Some days into my stay, I was so pissed off by the schmooze and cynicism of those higher up the Rep-chain, and the way the company worked new reps like Chinese slaves, I decided I didn’t want to make these bastards look good.
So I went off and did my own thing, shooting Ibiza clubbing images in my own time and for myself.
For some of those featured in the Ibiza Uncovered series, the 15 minutes of fame they enjoyed back in the day will have turned into a nightmare on a loop, as their year of living dangerously keeps coming back to haunt them in never ending repeats.
But the majority, who’ve long been back in the humdrum world of 9 to 5, will no doubt be happy for one more opportunity to tell it like it was to the guys on the shop floor, at their A.A. meeting, or the other mums on the school run.
When I watched Ibiza Uncovered again recently it confirmed what I felt at the time: that Ibiza, like sunshine resorts the world over, is a magnet for shits and sharks, who ruthlessly exploit paying punters and the escapist dreams of those who arrive at the airport with little more than the clothes they wear.
Each and every summer, the people who shine through the grubby mess of humanity aren’t thieving employers nor navel-gazing club promoters, but rather the gullible first year reps and young clubbers: Unlike professional manipulators and poseurs, their behaviour isn’t pre-meditated and their excess at least has the fresher air of youth.

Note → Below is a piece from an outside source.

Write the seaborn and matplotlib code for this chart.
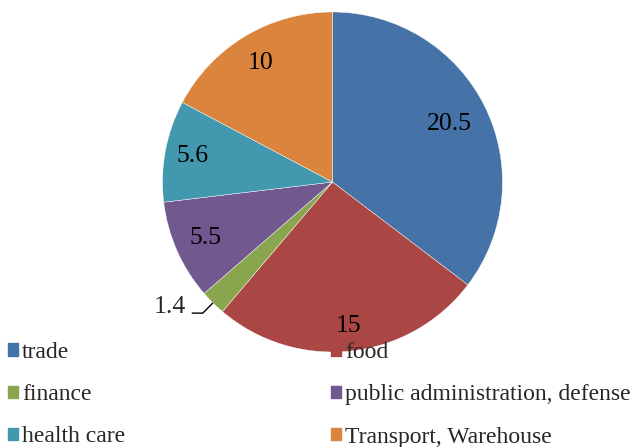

Humanly speaking, Ibiza Uncovered chose not to dig deeply into the bigger story, of how the Ibiza dream quickly becomes the nightmare, and for every person who flew out that year (and every year since) in search of a summer of love on a decent wage, there are dozens who end up stuck up on a podium and PRing pizza’s for peanuts, or flogging dodgy E’s with their fliers (or worse).
A far more interesting television series could’ve been made from the out-takes, or if those featured in the original Ibiza Uncovered series were revisited, to see how their lives had changed in the years since they got their fifteen minutes. But this might have delivered too much reality for mainstream television to swallow.
One of my favourite writers stated somewhere than the future sometimes projects a shadow backwards, occasionally giving you an intimation of what lies ahead. This feels true of photography, and quite often you can feel a great picture coming and you lock in on the forthcoming moment like a laser guided missile.
The above picture is of of those moments, which captures much of the essence of Ibiza Nights in a single frame, and which lasted perhaps 300th of a second.